Transcribe every line exactly and omit anything that is a picture.

- Recorded information:
────────────────────────────────────────

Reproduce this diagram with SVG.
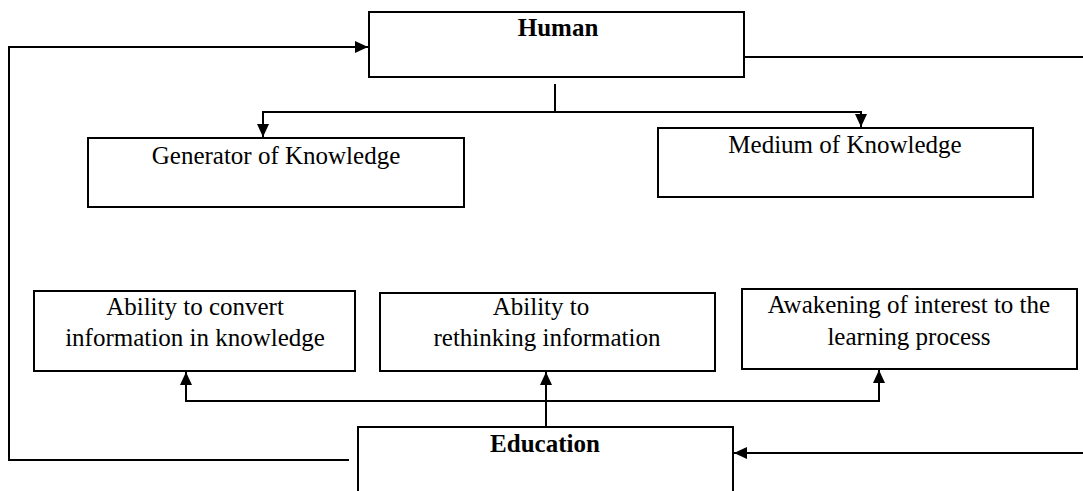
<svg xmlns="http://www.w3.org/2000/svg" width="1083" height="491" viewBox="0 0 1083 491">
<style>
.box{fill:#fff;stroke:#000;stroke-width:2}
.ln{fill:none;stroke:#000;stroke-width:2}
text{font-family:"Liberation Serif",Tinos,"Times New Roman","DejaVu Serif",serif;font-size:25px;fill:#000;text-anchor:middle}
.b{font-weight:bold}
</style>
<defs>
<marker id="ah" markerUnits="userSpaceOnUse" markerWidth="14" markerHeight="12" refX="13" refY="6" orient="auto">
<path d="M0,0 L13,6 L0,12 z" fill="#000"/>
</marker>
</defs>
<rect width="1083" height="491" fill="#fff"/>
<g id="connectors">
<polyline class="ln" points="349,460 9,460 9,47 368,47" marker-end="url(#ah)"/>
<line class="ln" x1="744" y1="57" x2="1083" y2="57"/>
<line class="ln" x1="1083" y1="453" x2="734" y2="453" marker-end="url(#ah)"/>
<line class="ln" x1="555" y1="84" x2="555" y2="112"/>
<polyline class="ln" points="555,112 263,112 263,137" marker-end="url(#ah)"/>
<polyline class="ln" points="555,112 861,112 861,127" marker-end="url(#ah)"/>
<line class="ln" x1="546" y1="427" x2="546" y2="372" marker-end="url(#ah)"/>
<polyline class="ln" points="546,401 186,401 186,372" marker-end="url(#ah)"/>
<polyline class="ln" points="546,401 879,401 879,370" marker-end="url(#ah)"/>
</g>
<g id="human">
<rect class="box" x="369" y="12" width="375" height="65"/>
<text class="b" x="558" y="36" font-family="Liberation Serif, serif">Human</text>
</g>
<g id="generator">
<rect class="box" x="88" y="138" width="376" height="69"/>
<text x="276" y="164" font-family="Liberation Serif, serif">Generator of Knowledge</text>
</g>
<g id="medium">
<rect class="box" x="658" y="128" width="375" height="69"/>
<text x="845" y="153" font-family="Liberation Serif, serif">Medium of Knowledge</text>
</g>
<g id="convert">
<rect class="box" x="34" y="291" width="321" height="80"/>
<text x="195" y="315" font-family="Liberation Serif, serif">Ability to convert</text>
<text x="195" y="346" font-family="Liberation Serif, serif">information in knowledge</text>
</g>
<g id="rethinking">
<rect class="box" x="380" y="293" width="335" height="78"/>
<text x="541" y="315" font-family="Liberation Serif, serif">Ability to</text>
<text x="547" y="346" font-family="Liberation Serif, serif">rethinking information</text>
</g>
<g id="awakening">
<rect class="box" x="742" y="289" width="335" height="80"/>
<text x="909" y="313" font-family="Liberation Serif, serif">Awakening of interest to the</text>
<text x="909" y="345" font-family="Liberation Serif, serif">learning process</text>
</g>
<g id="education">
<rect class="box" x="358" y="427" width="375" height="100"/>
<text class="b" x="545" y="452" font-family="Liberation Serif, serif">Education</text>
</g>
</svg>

────────────────────────────────────────

- Task output:
Reproduce this diagram with SVG.
<svg xmlns="http://www.w3.org/2000/svg" width="1083" height="491" viewBox="0 0 1083 491">
<style>
.box{fill:#fff;stroke:#000;stroke-width:2}
.ln{fill:none;stroke:#000;stroke-width:2}
text{font-family:"Liberation Serif",Tinos,"Times New Roman","DejaVu Serif",serif;font-size:25px;fill:#000;text-anchor:middle}
.b{font-weight:bold}
</style>
<defs>
<marker id="ah" markerUnits="userSpaceOnUse" markerWidth="14" markerHeight="12" refX="13" refY="6" orient="auto">
<path d="M0,0 L13,6 L0,12 z" fill="#000"/>
</marker>
</defs>
<rect width="1083" height="491" fill="#fff"/>
<g id="connectors">
<polyline class="ln" points="349,460 9,460 9,47 368,47" marker-end="url(#ah)"/>
<line class="ln" x1="744" y1="57" x2="1083" y2="57"/>
<line class="ln" x1="1083" y1="453" x2="734" y2="453" marker-end="url(#ah)"/>
<line class="ln" x1="555" y1="84" x2="555" y2="112"/>
<polyline class="ln" points="555,112 263,112 263,137" marker-end="url(#ah)"/>
<polyline class="ln" points="555,112 861,112 861,127" marker-end="url(#ah)"/>
<line class="ln" x1="546" y1="427" x2="546" y2="372" marker-end="url(#ah)"/>
<polyline class="ln" points="546,401 186,401 186,372" marker-end="url(#ah)"/>
<polyline class="ln" points="546,401 879,401 879,370" marker-end="url(#ah)"/>
</g>
<g id="human">
<rect class="box" x="369" y="12" width="375" height="65"/>
<text class="b" x="558" y="36" font-family="Liberation Serif, serif">Human</text>
</g>
<g id="generator">
<rect class="box" x="88" y="138" width="376" height="69"/>
<text x="276" y="164" font-family="Liberation Serif, serif">Generator of Knowledge</text>
</g>
<g id="medium">
<rect class="box" x="658" y="128" width="375" height="69"/>
<text x="845" y="153" font-family="Liberation Serif, serif">Medium of Knowledge</text>
</g>
<g id="convert">
<rect class="box" x="34" y="291" width="321" height="80"/>
<text x="195" y="315" font-family="Liberation Serif, serif">Ability to convert</text>
<text x="195" y="346" font-family="Liberation Serif, serif">information in knowledge</text>
</g>
<g id="rethinking">
<rect class="box" x="380" y="293" width="335" height="78"/>
<text x="541" y="315" font-family="Liberation Serif, serif">Ability to</text>
<text x="547" y="346" font-family="Liberation Serif, serif">rethinking information</text>
</g>
<g id="awakening">
<rect class="box" x="742" y="289" width="335" height="80"/>
<text x="909" y="313" font-family="Liberation Serif, serif">Awakening of interest to the</text>
<text x="909" y="345" font-family="Liberation Serif, serif">learning process</text>
</g>
<g id="education">
<rect class="box" x="358" y="427" width="375" height="100"/>
<text class="b" x="545" y="452" font-family="Liberation Serif, serif">Education</text>
</g>
</svg>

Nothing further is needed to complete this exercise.